The word "symmetry" is of ancient Greek origin. The Greeks interpreted this word as the harmony of different parts of an object, the good proportions between its constituent parts. A more formal contemporary meaning of symmetry is invariance of an object under some kind of transformations. In mathematics the idea of symmetry has taken more abstract forms, leading among other things to the notion of a "quantum group". Quantum groups generalize the idea of symmetry as a collection of transformations, but now such a collection exists as a whole and no transformation makes sense individually. While this may sound abstract, one of the motivations behind quantum groups is to understand symmetries in nature at the subatomic level, where the laws of physics behave in a very bizarre way from our macroscopic point of view. When one studies quantum groups, it turns out that it is useful to think about even more abstract structures, so called "tensor categories", which describe symmetries not of separate objects, but, in some sense, of their core common idea. A fruitful approach to understanding these symmetries is by studying their actions on other abstract structures, "module categories". The goal of the project is to develop analytical tools to study these abstract structures and as application get a better understanding of quantum groups.

Successful but isolated encounters of category theory and operator algebras have appeared for decades. Nevertheless in such encounters categories have been predominantly used to encode certain combinatorial structures which can then be separated from their operator algebraic origins and studied by mostly algebraic methods. It has become clear only recently that tensor categories themselves can be considered as quantizations of groups and as such they possess a rich analytic structure. For example, the subtle differences between various notions of amenability manifest themselves in the Poisson boundaries of tensor categories, a discovery which has led to a classification of a large class of deformations of compact Lie groups by Neshveyev and Yamashita.

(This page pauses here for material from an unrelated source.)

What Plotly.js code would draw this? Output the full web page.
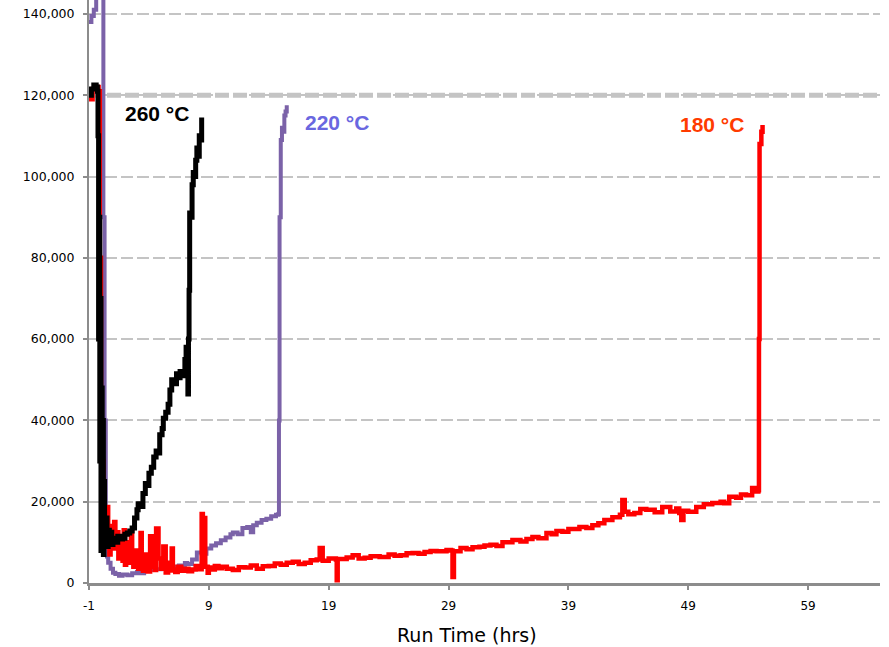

The goal of the project is to develop new methods for studying analytical properties of categories and solve several concrete classification problems by exploring a number of topics, ranging from construction of operator algebras using categorical data to computation of second cohomology of discrete quantum groups, quantum random walks and associated boundary theories, analysis of tensor categories with fusion rules of a compact Lie group, and developing an appropriate notion of quasi-isometry/measure equivalence for quantum groups and tensor categories.